» **EXERCISE INSTRUCTIONS**: Scan the material that follows. Copy every line containing the word "this".

» **Records with drawing code**:
• • • • •
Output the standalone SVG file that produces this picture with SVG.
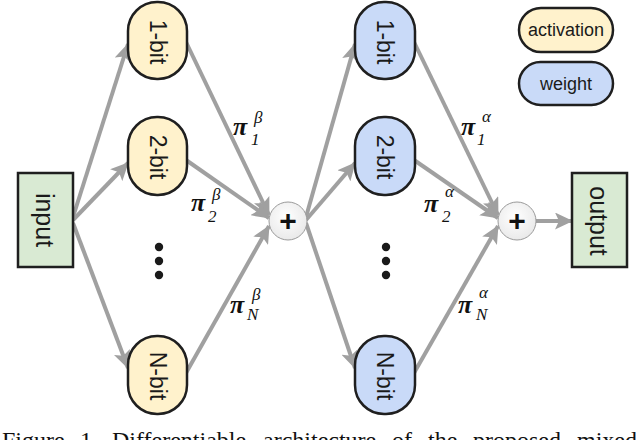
<svg xmlns="http://www.w3.org/2000/svg" width="640" height="440" viewBox="0 0 640 440">
<style>
.box{stroke:#1f1f1f;stroke-width:2.5}
.act{fill:#fff2cc}
.wt{fill:#c9daf8}
.io{fill:#d9ead3}
.lbl{font-family:"Liberation Sans",Arial,sans-serif;fill:#1a1a1a}
.rot{font-size:23px;text-anchor:middle;dominant-baseline:central}
.leg{font-size:18px;text-anchor:middle}
.pi{font-family:"Liberation Serif","DejaVu Serif",serif;font-style:italic;font-weight:bold;font-size:26px;fill:#111}
.sc{font-family:"Liberation Serif","DejaVu Serif",serif;font-style:italic;font-size:17px;fill:#111}
.conn line{stroke:#a0a0a0;stroke-width:4;marker-end:url(#ah)}
.plus circle{fill:url(#pg);stroke:#9a9a9a;stroke-width:1}
.plus text{font-family:"Liberation Sans",Arial,sans-serif;font-size:30px;font-weight:bold;text-anchor:middle;fill:#111}
.dot{fill:#1a1a1a}
.cap{font-family:"Liberation Serif","Times New Roman",serif;font-size:24px;fill:#111}
</style>
<defs>
<marker id="ah" markerUnits="userSpaceOnUse" markerWidth="19" markerHeight="17" refX="17" refY="8.5" orient="auto">
<path d="M0,0 L18,8.5 L0,17 L4,8.5 Z" fill="#a0a0a0"/>
</marker>
<radialGradient id="pg" cx="0.45" cy="0.4" r="0.7">
<stop offset="0" stop-color="#ffffff"/>
<stop offset="1" stop-color="#e6e6e6"/>
</radialGradient>
</defs>

<g id="connectors" class="conn">
<line x1="73" y1="217" x2="128" y2="44"/>
<line x1="73" y1="220" x2="128" y2="163"/>
<line x1="73" y1="223" x2="128" y2="368"/>
<line x1="186" y1="42" x2="269" y2="215"/>
<line x1="186" y1="160" x2="269" y2="218"/>
<line x1="186" y1="373" x2="269" y2="226"/>
<line x1="306" y1="217" x2="355" y2="44"/>
<line x1="306" y1="220" x2="355" y2="163"/>
<line x1="306" y1="223" x2="355" y2="368"/>
<line x1="414" y1="42" x2="498" y2="215"/>
<line x1="414" y1="160" x2="498" y2="218"/>
<line x1="414" y1="373" x2="498" y2="226"/>
<line x1="536" y1="221" x2="572" y2="221"/>
</g>

<g id="input">
<rect class="box io" x="18" y="173" width="55" height="94"/>
<text class="lbl rot" style="font-size:25px" transform="translate(45,220) rotate(90)">input</text>
</g>
<g id="output">
<rect class="box io" x="572" y="173" width="55" height="94"/>
<text class="lbl rot" style="font-size:25px" transform="translate(599,221) rotate(90)">output</text>
</g>

<g id="a1">
<rect class="box act" x="128" y="2" width="59" height="77" rx="29"/>
<text class="lbl rot" transform="translate(158,42) rotate(90)">1-bit</text>
</g>
<g id="a2">
<rect class="box act" x="128" y="117" width="59" height="78" rx="29"/>
<text class="lbl rot" transform="translate(158,157) rotate(90)">2-bit</text>
</g>
<g id="aN">
<rect class="box act" x="128" y="336" width="59" height="78" rx="29"/>
<text class="lbl rot" transform="translate(158,376) rotate(90)">N-bit</text>
</g>
<g id="w1">
<rect class="box wt" x="355" y="2" width="60" height="77" rx="29"/>
<text class="lbl rot" transform="translate(385,42) rotate(90)">1-bit</text>
</g>
<g id="w2">
<rect class="box wt" x="355" y="117" width="60" height="78" rx="29"/>
<text class="lbl rot" transform="translate(385,157) rotate(90)">2-bit</text>
</g>
<g id="wN">
<rect class="box wt" x="355" y="336" width="60" height="78" rx="29"/>
<text class="lbl rot" transform="translate(385,376) rotate(90)">N-bit</text>
</g>

<g id="dots1">
<circle class="dot" cx="159" cy="247" r="4.2"/>
<circle class="dot" cx="159" cy="261" r="4.2"/>
<circle class="dot" cx="159" cy="275" r="4.2"/>
</g>
<g id="dots2">
<circle class="dot" cx="386" cy="247" r="4.2"/>
<circle class="dot" cx="386" cy="261" r="4.2"/>
<circle class="dot" cx="386" cy="275" r="4.2"/>
</g>

<g id="sum1" class="plus">
<circle cx="288" cy="221" r="19"/>
<text x="288" y="231">+</text>
</g>
<g id="sum2" class="plus">
<circle cx="517" cy="221" r="19"/>
<text x="517" y="231">+</text>
</g>

<g id="legend-activation">
<rect class="box act" x="519" y="8" width="94" height="44" rx="22"/>
<text class="lbl leg" x="566" y="36">activation</text>
</g>
<g id="legend-weight">
<rect class="box wt" x="519" y="62" width="94" height="43" rx="21.5"/>
<text class="lbl leg" x="566" y="90">weight</text>
</g>

<g id="labels">
<text class="pi" x="233" y="135">π</text><text class="sc" x="254" y="123">β</text><text class="sc" x="251" y="145">1</text>
<text class="pi" x="191" y="211">π</text><text class="sc" x="212" y="200">β</text><text class="sc" x="208" y="222">2</text>
<text class="pi" x="230" y="313">π</text><text class="sc" x="252" y="300">β</text><text class="sc" x="247" y="320">N</text>
<text class="pi" x="461" y="135">π</text><text class="sc" x="482" y="122">α</text><text class="sc" x="477" y="145">1</text>
<text class="pi" x="424" y="212">π</text><text class="sc" x="445" y="197">α</text><text class="sc" x="442" y="222">2</text>
<text class="pi" x="458" y="313">π</text><text class="sc" x="479" y="298">α</text><text class="sc" x="476" y="320">N</text>
</g>

<text class="cap" y="448"><tspan x="2">Figure</tspan><tspan x="80">1.</tspan><tspan x="112">Differentiable</tspan><tspan x="263">architecture</tspan><tspan x="392">of</tspan><tspan x="428">the</tspan><tspan x="473">proposed</tspan><tspan x="577">mixed</tspan></text>
</svg>
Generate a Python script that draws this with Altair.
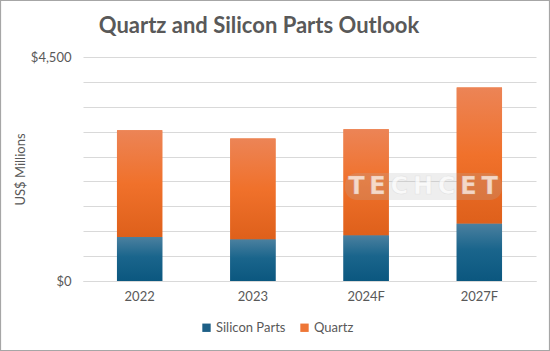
import altair as alt
import pandas as pd

years = ["2022", "2023", "2024F", "2027F"]
silicon = [884, 838, 918, 1153]
quartz = [2143, 2023, 2129, 2732]
series = ["Silicon Parts", "Quartz"]
legend_colors = ["#1d5f86", "#ee7636"]

FONT = "Lato"
GREY = "#595959"

wide = pd.DataFrame({
    "year": years,
    "silicon": silicon,
    "quartz": quartz,
})
wide["total"] = wide["silicon"] + wide["quartz"]

long = pd.DataFrame({
    "year": years * 2,
    "series": [series[0]] * 4 + [series[1]] * 4,
    "value": silicon + quartz,
    "order": [0] * 4 + [1] * 4,
})

xaxis = alt.Axis(labelAngle=0, labelFont=FONT, labelFontSize=13,
                 labelColor=GREY, labelPadding=9, ticks=False,
                 domainColor="#d9d9d9", domainWidth=1, grid=False)
xscale = alt.Scale(paddingInner=0.6, paddingOuter=0.3)
yscale = alt.Scale(domain=[0, 4500], nice=False)
yaxis = alt.Axis(values=list(range(0, 4501, 500)),
                 labelExpr="datum.value == 0 || datum.value == 4500 ? format(datum.value, '$,.0f') : ''",
                 labelFont=FONT, labelFontSize=13, labelColor=GREY,
                 labelPadding=12, ticks=False, domain=False,
                 gridColor="#d9d9d9", gridWidth=1,
                 titleFont=FONT, titleFontSize=13, titleFontWeight="normal",
                 titleColor=GREY, titlePadding=3)
YT = "US$ Millions"

base = alt.Chart(long).mark_bar().encode(
    x=alt.X("year:N", sort=years, title=None, scale=xscale, axis=xaxis),
    y=alt.Y("sum(value):Q", scale=yscale, title=YT, axis=yaxis),
    color=alt.Color("series:N", sort=series,
                    scale=alt.Scale(domain=series, range=legend_colors),
                    legend=alt.Legend(title=None, orient="none", direction="horizontal",
                                      legendX=117, legendY=264, symbolType="square",
                                      symbolSize=70, symbolStrokeWidth=0,
                                      labelFont=FONT, labelFontSize=13, labelColor=GREY,
                                      columnPadding=12, labelOffset=3)),
    order=alt.Order("order:Q"),
)

sil_grad = alt.Gradient(gradient="linear", x1=0, y1=0, x2=0, y2=1, stops=[
    alt.GradientStop(color="#4b809f", offset=0),
    alt.GradientStop(color="#1a658c", offset=0.45),
    alt.GradientStop(color="#0b577f", offset=1),
])
qtz_grad = alt.Gradient(gradient="linear", x1=0, y1=0, x2=0, y2=1, stops=[
    alt.GradientStop(color="#ec8456", offset=0),
    alt.GradientStop(color="#f0712b", offset=0.5),
    alt.GradientStop(color="#de601b", offset=1),
])

sil = alt.Chart(wide).mark_bar(fill=sil_grad).encode(
    x=alt.X("year:N", sort=years, title=None, scale=xscale, axis=xaxis),
    y=alt.Y("silicon:Q", scale=yscale, title=YT, axis=yaxis),
    y2=alt.value(224),
)
qtz = alt.Chart(wide).mark_bar(fill=qtz_grad).encode(
    x=alt.X("year:N", sort=years, title=None, scale=xscale, axis=xaxis),
    y=alt.Y("total:Q", scale=yscale, title=YT, axis=yaxis),
    y2=alt.Y2("silicon:Q"),
)

wm_df = pd.DataFrame({"label": ["T\u2009E\u2009C\u2009H\u2009C\u2009E\u2009T"]})
wm_band = alt.Chart(wm_df).mark_rect(fill="#b0b0b0", opacity=0.22, cornerRadius=12).encode(
    x=alt.value(262), x2=alt.value(419), y=alt.value(116), y2=alt.value(143)
)
wm_text = alt.Chart(wm_df).mark_text(font="DejaVu Sans", fontSize=24, fontWeight="bold",
                                     color="white", opacity=0.7, stroke="#c8c8c8",
                                     strokeWidth=0.6, strokeOpacity=0.5,
                                     align="center", baseline="middle").encode(
    x=alt.value(340), y=alt.value(130), text="label:N"
)

title_df = pd.DataFrame({"t": ["Quartz and Silicon Parts Outlook"]})
title = alt.Chart(title_df).mark_text(font=FONT, fontSize=22, fontWeight="bold",
                                      color=GREY, align="center", baseline="alphabetic").encode(
    x=alt.value(176), y=alt.value(-24), text="t:N"
)

border = alt.Chart(title_df).mark_rect(fill=None, stroke="#a6a6a6", strokeWidth=1.2).encode(
    x=alt.value(-82.5), x2=alt.value(466.5), y=alt.value(-56.5), y2=alt.value(293.5)
)

chart = alt.layer(base, sil, qtz, wm_band, wm_text, title, border).properties(
    width=453, height=224,
    padding={"left": 83, "top": 57, "right": 14, "bottom": 70},
    autosize=alt.AutoSizeParams(type="none"),
    background="white",
).configure_view(stroke=None)

chart.save("out.html", embed_options={"renderer": "svg", "actions": False})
• • • • •
» **FINAL RESULT**:
Output the standalone SVG file that produces this picture with SVG.
Generate a Python script that draws this with Altair.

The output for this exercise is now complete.